First, what is it that we should be fighting to save? Sariska is a little gemstone representation of the Aravallis. Its lightly dappled Anogeissis pendulosa and Prosopis spicigera forests mimic the leopard in its play of light and shade. The Acacias, yellow-topped, white-topped and cream-topped, colour the middle story. The thorny ber and karaunda that northern Indians know as pickles and the fragrant Adhatoda that we know through its cough syrup extract Glycodin, form the under story. Sariska reminds us that Delhi’s remaining green is very much a part of India’s oldest mountain chain and clearing them for urbanisation projects or even rosebush strewn gardens are a criminal incursion into this unique ecosystem. But there is much in Sariska that you don’t find in the Mewat branch of the Delhi Aravallis. The hillsides, in this park, gleam cream from the flaking bark of the Indian frankincense. The flame of the forest burns not only red but also cream and white as rare races survive in the Sariska woodlands. It is also the only part of the western Aravallis that India legally protects.
But the mass appeal of Sariska was the tiger — for tourists, for conservationists, for bureaucrats and for politicians. Sariska was not known as the best representation of the Aravallis, it was instead known as the closest tiger reserve to Delhi. When, in 2005, it was revealed that Sariska had lost its last tigers, world spotlight was turned on the park. However tragically that spotlight came to be, it did shine and Sariska benefited as a park. Human relocations which were on the cards started in real earnest. The limestone lobby that was putting pressure on the political establishment to denotify the park itself was distanced to some extent. The National Tiger Conservation Authority (NTCA), the state forest department and the Wildlife Institute of India brought the first of five tigers back. The park was limping back to normalcy.
Today, the threat to Sariska is not that one tiger has died. The threat is in the state government planning to give more limestone licences on the periphery of the park under a rather absurd clause that habitat that falls less than 100 m is not to be considered a mountain and therefore does not constitute the Aravallis. The fact that minister of state for environment and forests Jairam Ramesh has written to the state chief minister is another sign of the quick acting Central ministry. The threat is also in the proposed opening of a posh hotel in the Kankwari fort, where Aurangzeb had once held Dara Shukoh captive, right in the core of the park. These will push back the small steps the park was taking in reinventing itself. I will go to the extent of venturing that it was the limestone interests and burgeoning fringe tourism that encouraged baiting and watching, that was as much behind the disappearance of the tiger from Sariska as poaching. Bringing these dual threats back to the periphery and the core of the park is a major threat.

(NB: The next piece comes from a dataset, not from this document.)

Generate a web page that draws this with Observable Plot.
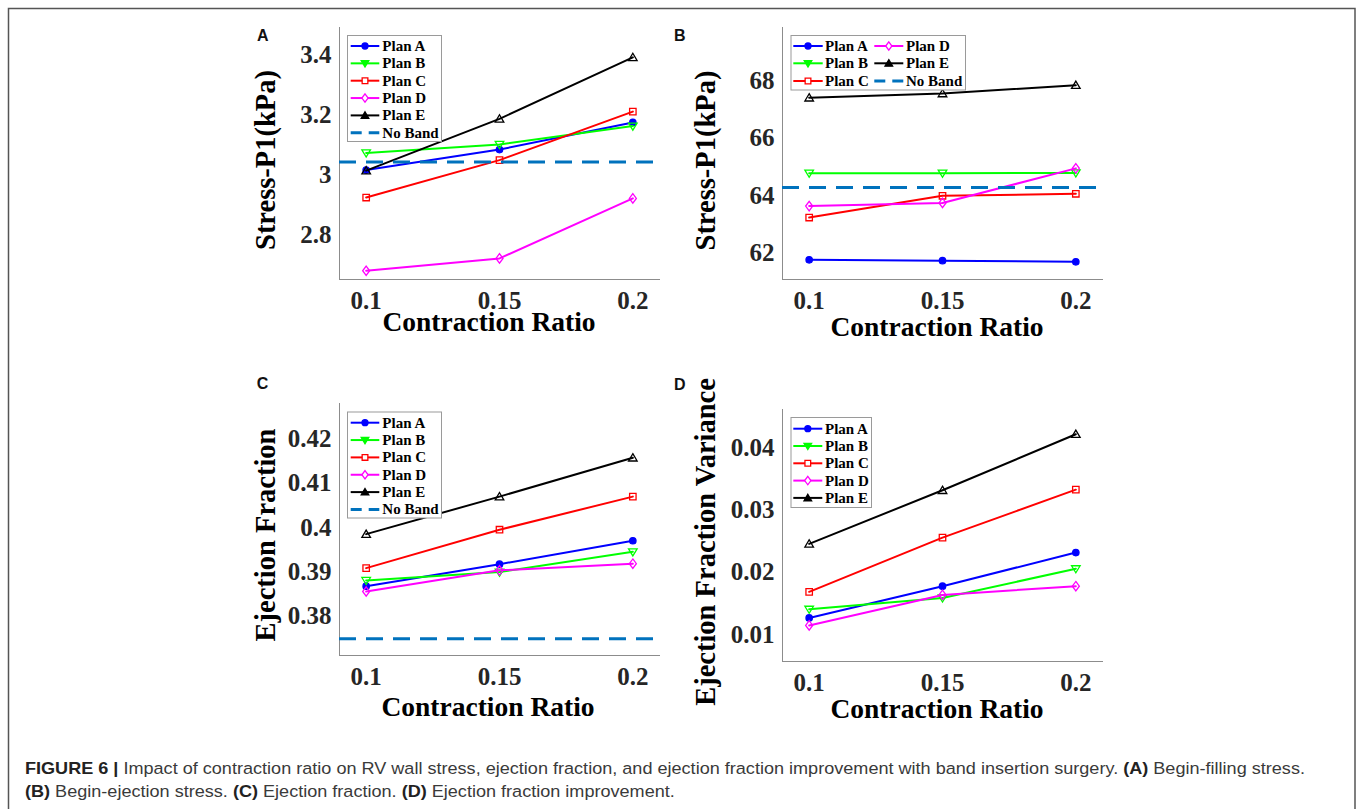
<!DOCTYPE html>
<html>
<head>
<meta charset="utf-8">
<script src="https://cdn.jsdelivr.net/npm/d3@7"></script>
<script src="https://cdn.jsdelivr.net/npm/@observablehq/plot@0.6"></script>
<style>
  html, body { margin: 0; padding: 0; background: #fff; }
  body { width: 1360px; height: 809px; overflow: hidden; position: relative; }
  .panel { position: absolute; }
  #overlay { position: absolute; left: 0; top: 0; pointer-events: none; }
</style>
</head>
<body>
<div id="root"></div>
<script>
// ---------- data ----------
const ratios = [0.1, 0.15, 0.2];
const plans = ["Plan A", "Plan B", "Plan C", "Plan D", "Plan E"];
const planColors = ["#0000ff", "#00ff00", "#ff0000", "#ff00ff", "#000000"];
const noBandLabel = "No Band";
const noBandColor = "#0072bd";

// (A) begin-filling stress, rows = plans A..E, columns = ratios
const stressFilling = [
  [3.017, 3.085, 3.175],
  [3.074, 3.102, 3.163],
  [2.926, 3.050, 3.211],
  [2.683, 2.724, 2.923],
  [3.015, 3.187, 3.391]
];
const stressFillingNoBand = 3.044;

// (B) begin-ejection stress
const stressEjection = [
  [61.75, 61.72, 61.68],
  [64.78, 64.78, 64.79],
  [63.23, 63.99, 64.06],
  [63.63, 63.74, 64.95],
  [67.42, 67.57, 67.86]
];
const stressEjectionNoBand = 64.28;

// (C) ejection fraction
const ejectionFraction = [
  [0.3867, 0.3917, 0.3970],
  [0.3880, 0.3899, 0.3945],
  [0.3908, 0.3995, 0.4070],
  [0.3855, 0.3903, 0.3918],
  [0.3985, 0.4070, 0.4158]
];
const ejectionFractionNoBand = 0.3748;

// (D) ejection fraction variance
const efVariance = [
  [0.0127, 0.0178, 0.0232],
  [0.0141, 0.0159, 0.0206],
  [0.0169, 0.0256, 0.0333],
  [0.0115, 0.0164, 0.0178],
  [0.0246, 0.0332, 0.0422]
];

const xTicks = [0.1, 0.15, 0.2];
const yTicksA = [2.8, 3, 3.2, 3.4];
const yTicksB = [62, 64, 66, 68];
const yTicksC = [0.38, 0.39, 0.4, 0.41, 0.42];
const yTicksD = [0.01, 0.02, 0.03, 0.04];

const xLabel = "Contraction Ratio";
const yLabelA = "Stress-P1(kPa)";
const yLabelB = "Stress-P1(kPa)";
const yLabelC = "Ejection Fraction";
const yLabelD = "Ejection Fraction Variance";

// ---------- symbols ----------
function rOf(size) { return Math.sqrt(size / Math.PI); }
const symCircle = { draw(c, s) { const r = rOf(s); c.moveTo(r, 0); c.arc(0, 0, r, 0, 2 * Math.PI); } };
const symTriDown = { draw(c, s) { const r = rOf(s); c.moveTo(-r, -0.7 * r); c.lineTo(r, -0.7 * r); c.lineTo(0, 0.95 * r); c.closePath(); } };
const symSquare = { draw(c, s) { const r = rOf(s) * 0.75; c.moveTo(-r, -r); c.lineTo(r, -r); c.lineTo(r, r); c.lineTo(-r, r); c.closePath(); } };
const symDiamond = { draw(c, s) { const r = rOf(s); c.moveTo(0, -1.1 * r); c.lineTo(0.82 * r, 0); c.lineTo(0, 1.1 * r); c.lineTo(-0.82 * r, 0); c.closePath(); } };
const symTriUp = { draw(c, s) { const r = rOf(s); c.moveTo(0, -0.95 * r); c.lineTo(r, 0.75 * r); c.lineTo(-r, 0.75 * r); c.closePath(); } };
const planSymbols = [symCircle, symTriDown, symSquare, symDiamond, symTriUp];
const planFilled = [true, false, false, false, false];
const planR = [3.2, 4.3, 4.3, 4.3, 4.3];

const serif = '"Liberation Serif", "Times New Roman", Times, serif';
const axisColor = "#8c8c8c";
const textColor = "#262626";

// ---------- panels ----------
const ML = 80, MR = 20, MT = 10, MB = 50;
function drawPanel(cfg) {
  const [x0, y0, x1, y1] = cfg.box;
  const data = [];
  cfg.values.forEach((row, i) => row.forEach((v, j) => data.push({ plan: plans[i], ratio: ratios[j], value: v })));
  const marks = [
    Plot.frame({ anchor: "left", stroke: axisColor }),
    Plot.frame({ anchor: "bottom", stroke: axisColor }),
    Plot.axisX({ ticks: xTicks, tickSize: 0, tickPadding: 12, tickFormat: d => String(d),
      fontSize: 25, fontWeight: "bold", label: null }),
    Plot.axisY({ ticks: cfg.yTicks, tickSize: 0, tickPadding: 8, tickFormat: d => String(d),
      fontSize: 25, fontWeight: "bold", label: null })
  ];
  plans.forEach((p, i) => {
    const sub = data.filter(d => d.plan === p);
    marks.push(Plot.line(sub, { x: "ratio", y: "value", stroke: planColors[i], strokeWidth: 2 }));
    marks.push(Plot.dot(sub, { x: "ratio", y: "value", symbol: planSymbols[i], r: planR[i],
      stroke: planColors[i], strokeWidth: 1.3, fill: planFilled[i] ? planColors[i] : "none" }));
  });
  if (cfg.noBand != null) {
    marks.push(Plot.ruleY([cfg.noBand], { stroke: noBandColor, strokeWidth: 3, strokeDasharray: "17,10" }));
  }
  const chart = Plot.plot({
    width: (x1 - x0) + ML + MR,
    height: (y1 - y0) + MT + MB,
    marginLeft: ML, marginRight: MR, marginTop: MT, marginBottom: MB,
    x: { domain: [0.09, 0.21] },
    y: { domain: cfg.yDomain },
    style: { background: "transparent", overflow: "visible", color: textColor, fontFamily: serif },
    marks
  });
  chart.classList.add("panel");
  chart.style.left = (x0 - ML) + "px";
  chart.style.top = (y0 - MT) + "px";
  chart.style.position = "absolute";
  document.getElementById("root").appendChild(chart);
}

drawPanel({ box: [339, 27, 659, 279], values: stressFilling, noBand: stressFillingNoBand, yDomain: [2.654, 3.49], yTicks: yTicksA });
drawPanel({ box: [782, 27, 1102, 279], values: stressEjection, noBand: stressEjectionNoBand, yDomain: [61.06, 69.88], yTicks: yTicksB });
drawPanel({ box: [339, 403, 659, 655], values: ejectionFraction, noBand: ejectionFractionNoBand, yDomain: [0.371, 0.4281], yTicks: yTicksC });
drawPanel({ box: [782, 409, 1102, 661], values: efVariance, noBand: null, yDomain: [0.00571, 0.04617], yTicks: yTicksD });

// ---------- overlay: frame, labels, legends, caption ----------
const svg = d3.select("body").append("svg").attr("id", "overlay").attr("width", 1360).attr("height", 809);
svg.append("rect").attr("x", 8.5).attr("y", 8.5).attr("width", 1346.5).attr("height", 840)
  .attr("fill", "none").attr("stroke", "#555").attr("stroke-width", 1.5);

// panel letters
[["A", 257, 40.7], ["B", 674, 40.7], ["C", 256.7, 389.3], ["D", 674, 390]].forEach(([t, x, y]) => {
  svg.append("text").attr("x", x).attr("y", y).text(t)
    .attr("font-family", '"Liberation Sans", Arial, sans-serif').attr("font-weight", "bold")
    .attr("font-size", 16).attr("fill", "#111");
});

// x labels
[[489, 331], [937, 336], [488, 716], [937, 717.5]].forEach(([x, y]) => {
  svg.append("text").attr("x", x).attr("y", y).attr("text-anchor", "middle").text(xLabel)
    .attr("font-family", serif).attr("font-weight", "bold").attr("font-size", 27.5).attr("fill", "#000");
});
// y labels
[[yLabelA, 275, 160], [yLabelB, 715, 160.5], [yLabelC, 275, 535], [yLabelD, 715, 542]].forEach(([t, x, y]) => {
  svg.append("text").attr("transform", `translate(${x},${y}) rotate(-90)`).attr("text-anchor", "middle").text(t)
    .attr("font-family", serif).attr("font-weight", "bold").attr("font-size", 28.5).attr("fill", "#000");
});

// legends
function legendItem(g, item, lx0, lx1, tx, cy) {
  if (item.noBand) {
    g.append("line").attr("x1", lx0).attr("x2", lx1).attr("y1", cy).attr("y2", cy)
      .attr("stroke", noBandColor).attr("stroke-width", 3).attr("stroke-dasharray", "11,7");
  } else {
    g.append("line").attr("x1", lx0).attr("x2", lx1).attr("y1", cy).attr("y2", cy)
      .attr("stroke", item.color).attr("stroke-width", 2);
    const r = item.r;
    const path = d3.symbol(item.symbol, r * r * Math.PI)();
    g.append("path").attr("d", path).attr("transform", `translate(${(lx0 + lx1) / 2},${cy})`)
      .attr("stroke", item.color).attr("stroke-width", 1.3)
      .attr("fill", item.filled ? item.color : "#fff");
  }
  g.append("text").attr("x", tx).attr("y", cy + 5).text(item.label)
    .attr("font-family", serif).attr("font-weight", "bold").attr("font-size", 15).attr("fill", "#000");
}
const legendPlanItems = plans.map((p, i) => ({
  label: p, color: planColors[i], symbol: planSymbols[i],
  r: i === 0 ? 3 : 3.8, filled: [true, true, false, false, true][i]
}));
const noBandItem = { label: noBandLabel, noBand: true };

function legendBox(x0, y0, x1, y1) {
  const g = svg.append("g");
  g.append("rect").attr("x", x0 + 0.5).attr("y", y0 + 0.5).attr("width", x1 - x0).attr("height", y1 - y0)
    .attr("fill", "#fff").attr("stroke", "#9a9a9a").attr("stroke-width", 1);
  return g;
}
{
  const g = legendBox(347, 35, 441, 141);
  [...legendPlanItems, noBandItem].forEach((it, i) => legendItem(g, it, 350.7, 379.3, 382.3, 46 + i * 17.35));
}
{
  const g = legendBox(347, 411.5, 441, 517.5);
  [...legendPlanItems, noBandItem].forEach((it, i) => legendItem(g, it, 350.7, 379.3, 382.3, 422.7 + i * 17.35));
}
{
  const g = legendBox(790.5, 417, 871, 507);
  legendPlanItems.forEach((it, i) => legendItem(g, it, 793.3, 822.3, 825, 428.7 + i * 17.3));
}
{
  const g = legendBox(790.5, 35, 965, 89.5);
  const col1 = legendPlanItems.slice(0, 3), col2 = [legendPlanItems[3], legendPlanItems[4], noBandItem];
  const rows = [46, 63.3, 81];
  col1.forEach((it, i) => legendItem(g, it, 793.3, 822.7, 825, rows[i]));
  col2.forEach((it, i) => legendItem(g, it, 874.3, 903.3, 906, rows[i]));
}

// caption
const capFont = '"Liberation Sans", Arial, Helvetica, sans-serif';
const capLines = [
  [["FIGURE 6 |", true], [" Impact of contraction ratio on RV wall stress, ejection fraction, and ejection fraction improvement with band insertion surgery. ", false], ["(A)", true], [" Begin-filling stress.", false]],
  [["(B)", true], [" Begin-ejection stress. ", false], ["(C)", true], [" Ejection fraction. ", false], ["(D)", true], [" Ejection fraction improvement.", false]]
];
const capTexts = capLines.map((parts, li) => {
  const t = svg.append("text").attr("x", 0).attr("y", 0)
    .attr("font-family", capFont).attr("font-size", 16.5).attr("fill", "#333")
    .attr("transform", `translate(25,${li === 0 ? 774 : 797})`)
    .style("white-space", "pre");
  parts.forEach(([s, b]) => t.append("tspan").text(s).attr("font-weight", b ? "bold" : "normal").attr("fill", b ? "#222" : "#3a3a3a"));
  return t;
});
const w0 = capTexts[0].node().getComputedTextLength();
const sx = 1281 / w0;
capTexts.forEach((t, li) => t.attr("transform", `translate(25,${li === 0 ? 774 : 797}) scale(${sx},1)`));
</script>
</body>
</html>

Twenty-four years ago, I spent several nights at Kalighati photographing the tiger amongst the many denizens of the park. I have seen the only dholes in the history of the park, a two-year wonder that emerged from its shadows and dissolved back equally mysteriously. I have watched langurs swing languorously at Pandupole before they were renamed the eastern grey langur by taxonomists. Will the chalk in the hills be more of a lure for the state government than this priceless little remnant of our oldest mountain heritage? Does the bare white flesh of the disrobed Sariska hold more lure than the verdant cloak of Boswellia and Grewia? Will the mountains in Rajasthan stop in the clouds and not descend to the earth in fear of being renamed a flatland? Will the sacrifices of the residents of Bhagani and others be only to have a different class of humanity settled in the core of Sariska? It is not too late now for the state to have its tourism and wildlife sectors to work in tandem or for it to keep off its mining lobby from around the protected area network of Rajasthan. For a state that is the inspiration of the Incredible India campaign anything less is a sham. And from the state that is dubitably the keeper of India’s heritage nothing more can be expected than to keep its natural treasures within the safety of a fortress of sage policy.